Processing a large file takes time. So chunking the file into manageable sizes helps distribute the task, and restart if some tasks fail.
Avoid in-memory processing like Sets/Maps which can easily run out of memory.
You can use a database with unique constraints, but this is write intensive task hence won't scale.
Since the files arrive once a day, this is more batch oriented and not streaming task.
Use a Bloom Filter a probabilistic data structure. This is used to test whether an element is a member of a set. There can be False-positive matches but no false negatives. Pick a big bit array & many hash functions to avoid collision this will avoid false positives as much as possible.
Bloom filter bit array resides in memory hence ensure that the file is processed by the same service. If the bit array needs to be shared, use redis in-memory BITFIELD
If false positive can not be avoided despite the large hash range, we can rely upon db unique constraints check as the 2nd level check to verify only records that are identified as duplicate.

Tip

Smaller tasks take less time, can be restarted/retried, can be distributed. Always check if the input data can be chunked & tasks made to smaller units instead of one big task.

Tip

When there are more producers than consumers it will quickly overwhelm the system, use a queue to store and process the tasks asynchronously.

6. Design a flash sale system

You have limited items that are up for sale. You can expect a large number of users trying to buy the product by adding it to the shopping cart. You cant oversell or undersell.

The main objective is to keep the request-response window small. If the request waits (synchronous) till the operation of adding to cart is complete it will bring down the system.
We will use a rabbitmq to queue the incoming burst of requests, hot-potato handling. As soon as the request to add to cart is received we will add it to the queue.
Each user after placing the request to add to cart will be in wait state and query the status of his request.

If the add to cart operation has to be completed within same request-response then use the same design as used in use case 4 Design an Advertisement Impression Service tied to a budget where you pre-allocate token on the queue.

Real Implementation

https://gitorko.github.io/flash-sale-system/

Tip

Always minimize the request-response time window. The longer the request is kept open it will negatively impact the system.

7. Design a chat server

The chat server needs to support 1-1 and group text based chat.
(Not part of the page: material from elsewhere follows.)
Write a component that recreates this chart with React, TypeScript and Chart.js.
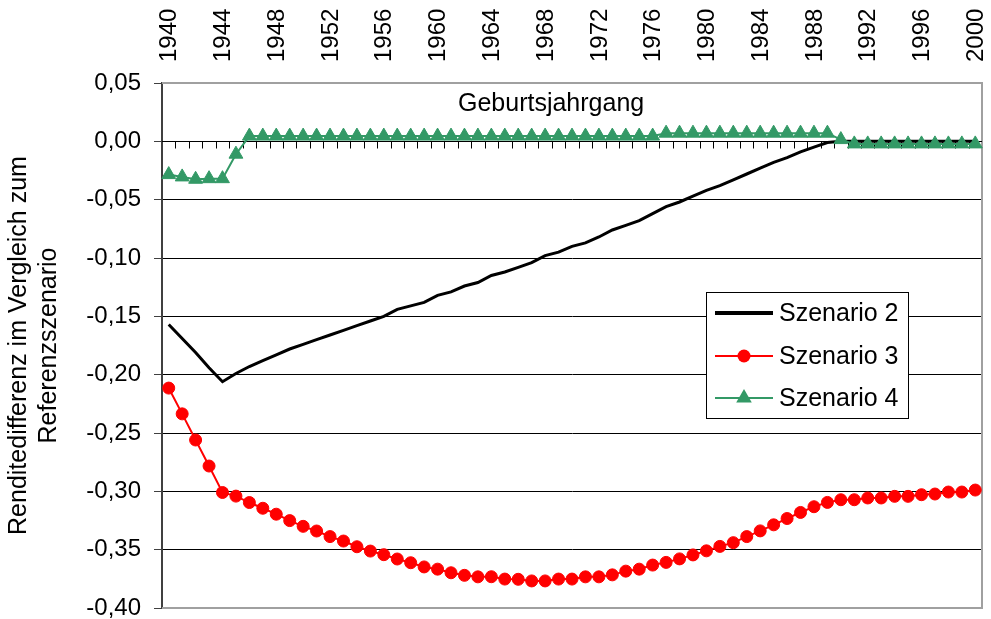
import React, { useEffect, useRef } from 'react';
import { Chart, registerables } from 'chart.js';

Chart.register(...registerables);

const FONT = "'Liberation Sans', Arial, sans-serif";

const years = [
  '1940','1941','1942','1943','1944','1945','1946','1947','1948','1949',
  '1950','1951','1952','1953','1954','1955','1956','1957','1958','1959',
  '1960','1961','1962','1963','1964','1965','1966','1967','1968','1969',
  '1970','1971','1972','1973','1974','1975','1976','1977','1978','1979',
  '1980','1981','1982','1983','1984','1985','1986','1987','1988','1989',
  '1990','1991','1992','1993','1994','1995','1996','1997','1998','1999',
  '2000',
];

const shownYearLabels = [
  '1940','1944','1948','1952','1956','1960','1964','1968','1972','1976',
  '1980','1984','1988','1992','1996','2000',
];

const szenario2 = [
  -0.157, -0.169, -0.181, -0.194, -0.206, -0.199, -0.193, -0.188, -0.183, -0.178,
  -0.174, -0.170, -0.166, -0.162, -0.158, -0.154, -0.150, -0.144, -0.141, -0.138,
  -0.132, -0.129, -0.124, -0.121, -0.115, -0.112, -0.108, -0.104, -0.098, -0.095,
  -0.090, -0.087, -0.082, -0.076, -0.072, -0.068, -0.062, -0.056, -0.052, -0.047,
  -0.042, -0.038, -0.033, -0.028, -0.023, -0.018, -0.014, -0.009, -0.005, -0.001,
  0, 0, 0, 0, 0, 0, 0, 0, 0, 0,
  0,
];

const szenario3 = [
  -0.2115, -0.2336, -0.2560, -0.2783, -0.3010, -0.3041, -0.3096, -0.3145, -0.3196, -0.3251,
  -0.3300, -0.3340, -0.3388, -0.3426, -0.3475, -0.3512, -0.3543, -0.3580, -0.3612, -0.3648,
  -0.3667, -0.3698, -0.3720, -0.3733, -0.3732, -0.3752, -0.3754, -0.3768, -0.3768, -0.3752,
  -0.3752, -0.3733, -0.3733, -0.3716, -0.3684, -0.3667, -0.3632, -0.3609, -0.3579, -0.3545,
  -0.3510, -0.3472, -0.3440, -0.3388, -0.3339, -0.3287, -0.3233, -0.3181, -0.3132, -0.3095,
  -0.3072, -0.3072, -0.3057, -0.3057, -0.3043, -0.3043, -0.3029, -0.3023, -0.3006, -0.3006,
  -0.2989,
];

const szenario4 = [
  -0.0285, -0.0305, -0.0325, -0.0320, -0.0320, -0.0110, 0.0045, 0.0045, 0.0045, 0.0045,
  0.0045, 0.0045, 0.0045, 0.0045, 0.0045, 0.0045, 0.0045, 0.0045, 0.0045, 0.0045,
  0.0045, 0.0045, 0.0045, 0.0045, 0.0045, 0.0045, 0.0045, 0.0045, 0.0045, 0.0045,
  0.0045, 0.0045, 0.0045, 0.0045, 0.0045, 0.0045, 0.0045, 0.0070, 0.0070, 0.0070,
  0.0070, 0.0070, 0.0070, 0.0070, 0.0070, 0.0070, 0.0070, 0.0070, 0.0070, 0.0070,
  0.0015, -0.0022, -0.0022, -0.0022, -0.0022, -0.0022, -0.0022, -0.0022, -0.0022, -0.0022,
  -0.0022,
];

const seriesNames = ['Szenario 2', 'Szenario 3', 'Szenario 4'];
const xAxisTitle = 'Geburtsjahrgang';
const yAxisTitle = ['Renditedifferenz im Vergleich zum', 'Referenzszenario'];

const BLACK = '#000000';
const RED = '#ff0000';
const GREEN = '#339966';

const decorPlugin = {
  id: 'decor',
  beforeDatasetsDraw(chart: any) {
    const { ctx, chartArea, scales } = chart;
    const xs = scales.x;
    const ys = scales.y;
    ctx.save();
    // plot border (top, right, bottom)
    ctx.strokeStyle = '#a0a0a0';
    ctx.lineWidth = 2;
    ctx.beginPath();
    ctx.moveTo(chartArea.left, chartArea.top);
    ctx.lineTo(chartArea.right, chartArea.top);
    ctx.lineTo(chartArea.right, chartArea.bottom);
    ctx.lineTo(chartArea.left, chartArea.bottom);
    ctx.stroke();
    // category axis crossing at zero, tick marks between categories
    const y0 = Math.round(ys.getPixelForValue(0)) + 0.5;
    ctx.strokeStyle = '#000';
    ctx.lineWidth = 1;
    ctx.beginPath();
    ctx.moveTo(chartArea.left, y0);
    ctx.lineTo(chartArea.right, y0);
    for (let i = 1; i < years.length; i++) {
      const px = Math.round((xs.getPixelForValue(i - 1) + xs.getPixelForValue(i)) / 2) + 0.5;
      ctx.moveTo(px, y0);
      ctx.lineTo(px, y0 + 7);
    }
    ctx.stroke();
    // category labels at the top, rotated
    ctx.fillStyle = '#000';
    ctx.font = `24px ${FONT}`;
    ctx.textAlign = 'left';
    ctx.textBaseline = 'middle';
    shownYearLabels.forEach((lab) => {
      const idx = years.indexOf(lab);
      const px = xs.getPixelForValue(idx);
      ctx.save();
      ctx.translate(px, chartArea.top - 21);
      ctx.rotate(-Math.PI / 2);
      ctx.fillText(lab, 0, 1);
      ctx.restore();
    });
    // axis title inside the plot
    ctx.font = `25px ${FONT}`;
    ctx.textAlign = 'center';
    ctx.textBaseline = 'middle';
    const tx = chartArea.left + (chartArea.right - chartArea.left) * 0.4745;
    const ty = ys.getPixelForValue(0.05) + 21;
    ctx.fillText(xAxisTitle, tx, ty);
    ctx.restore();
  },
  afterDraw(chart: any) {
    const { ctx, chartArea } = chart;
    const bx = chartArea.left + 544;
    const by = chartArea.top + 209;
    const bw = 202;
    const bh = 126;
    ctx.save();
    ctx.fillStyle = '#fff';
    ctx.fillRect(bx, by, bw, bh);
    ctx.strokeStyle = '#000';
    ctx.lineWidth = 1;
    ctx.strokeRect(bx + 0.5, by + 0.5, bw, bh);
    const rowY = [by + 21, by + 64, by + 106];
    const lx0 = bx + 9;
    const lx1 = bx + 67;
    const mx = (lx0 + lx1) / 2;
    ctx.strokeStyle = BLACK;
    ctx.lineWidth = 4;
    ctx.beginPath();
    ctx.moveTo(lx0, rowY[0]);
    ctx.lineTo(lx1, rowY[0]);
    ctx.stroke();
    ctx.strokeStyle = RED;
    ctx.lineWidth = 2;
    ctx.beginPath();
    ctx.moveTo(lx0, rowY[1]);
    ctx.lineTo(lx1, rowY[1]);
    ctx.stroke();
    ctx.fillStyle = RED;
    ctx.beginPath();
    ctx.arc(mx, rowY[1], 6.5, 0, Math.PI * 2);
    ctx.fill();
    ctx.strokeStyle = GREEN;
    ctx.lineWidth = 2;
    ctx.beginPath();
    ctx.moveTo(lx0, rowY[2]);
    ctx.lineTo(lx1, rowY[2]);
    ctx.stroke();
    ctx.fillStyle = GREEN;
    const r = 9;
    ctx.beginPath();
    ctx.moveTo(mx, rowY[2] - r);
    ctx.lineTo(mx + r * 0.866, rowY[2] + r * 0.5);
    ctx.lineTo(mx - r * 0.866, rowY[2] + r * 0.5);
    ctx.closePath();
    ctx.fill();
    ctx.fillStyle = '#000';
    ctx.font = `25px ${FONT}`;
    ctx.textAlign = 'left';
    ctx.textBaseline = 'middle';
    seriesNames.forEach((n, i) => ctx.fillText(n, bx + 73, rowY[i] + 1));
    ctx.restore();
  },
};

export default function App() {
  const ref = useRef<HTMLCanvasElement>(null);
  useEffect(() => {
    if (!ref.current) return;
    Chart.defaults.font.family = FONT;
    Chart.defaults.color = '#000';
    const chart = new Chart(ref.current, {
      type: 'line',
      data: {
        labels: years,
        datasets: [
          {
            label: seriesNames[0],
            data: szenario2,
            borderColor: BLACK,
            backgroundColor: BLACK,
            borderWidth: 3,
            pointRadius: 0,
            tension: 0,
            order: 2,
          },
          {
            label: seriesNames[1],
            data: szenario3,
            borderColor: RED,
            backgroundColor: RED,
            borderWidth: 2,
            pointRadius: 6,
            pointBorderWidth: 1,
            pointBackgroundColor: RED,
            pointBorderColor: RED,
            pointStyle: 'circle',
            tension: 0,
            order: 1,
          },
          {
            label: seriesNames[2],
            data: szenario4,
            borderColor: GREEN,
            backgroundColor: GREEN,
            borderWidth: 2,
            pointRadius: 8,
            pointBorderWidth: 1,
            pointBackgroundColor: GREEN,
            pointBorderColor: GREEN,
            pointStyle: 'triangle',
            tension: 0,
            order: 0,
          },
        ],
      },
      options: {
        animation: false,
        responsive: true,
        maintainAspectRatio: false,
        events: [],
        layout: { padding: { left: 0, top: 0, right: 6, bottom: 11 } },
        plugins: {
          legend: { display: false },
          tooltip: { enabled: false },
        },
        scales: {
          x: {
            type: 'category',
            position: 'top',
            offset: true,
            grid: { display: false, drawTicks: false },
            border: { display: false },
            ticks: { display: false },
            afterFit: (s: any) => {
              s.height = 83;
              s.paddingLeft = 0;
              s.paddingRight = 0;
            },
          },
          y: {
            type: 'linear',
            min: -0.4,
            max: 0.05,
            ticks: {
              stepSize: 0.05,
              padding: 13,
              font: { size: 24, family: FONT },
              color: '#000',
              callback: (v: any) => {
                const n = Math.abs(v) < 1e-9 ? 0 : Number(v);
                return n.toFixed(2).replace('.', ',');
              },
            },
            grid: {
              color: (c: any) =>
                c.index === 0 || c.index === 9 ? 'rgba(0,0,0,0)' : '#000',
              lineWidth: 1,
              drawTicks: true,
              tickLength: 8,
              tickColor: '#404040',
            },
            border: { display: true, color: '#404040', width: 2 },
            title: {
              display: true,
              text: yAxisTitle,
              font: { size: 25, family: FONT },
              color: '#000',
              padding: { top: 4, bottom: 0 },
            },
            afterFit: (s: any) => {
              s.width = 162;
              s.paddingTop = 0;
              s.paddingBottom = 0;
            },
          },
        },
      },
      plugins: [decorPlugin],
    });
    return () => chart.destroy();
  }, []);
  return (
    <div style={{ position: 'absolute', left: 0, top: 0, width: 991, height: 619, background: '#fff' }}>
      <canvas ref={ref} />
    </div>
  );
}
The client can be offline and will receive all the message when they are back online.

Publish-Subscribe pattern, asynchronous in nature.
We need to store the data to be read later when consumer is offline, hence Kafka seems a good fit, however Kafka topic and partition management introduces latency hence we use redis queue instead.
We will split the command channel and data channel. Command channel only send the next call-back url and action to invoke. The client will fetch the data via HTTP call. Data traffic is heavy and hence will not overload the command bidirectional channel.
We will partition the users based on region.
Which region maps to which active service is maintained by config database. Each user will have a dedicated queue to which messages will written. The same messages will be written to the DB as well in append only mode. This can be done either by service writing to both or from queue-queue transfer (i.e persist-queue transfer to delivery-queue).
In case the queue failure/user migration the message in DB which are not acknowledged will be reloaded to the queue.
If the communication is uni-directional we can use SSE, since we want to send heartbeats we will use websocket which is bidirectional.
The metadata can be stored in Relation database, which the message itself can be stored in Document Database.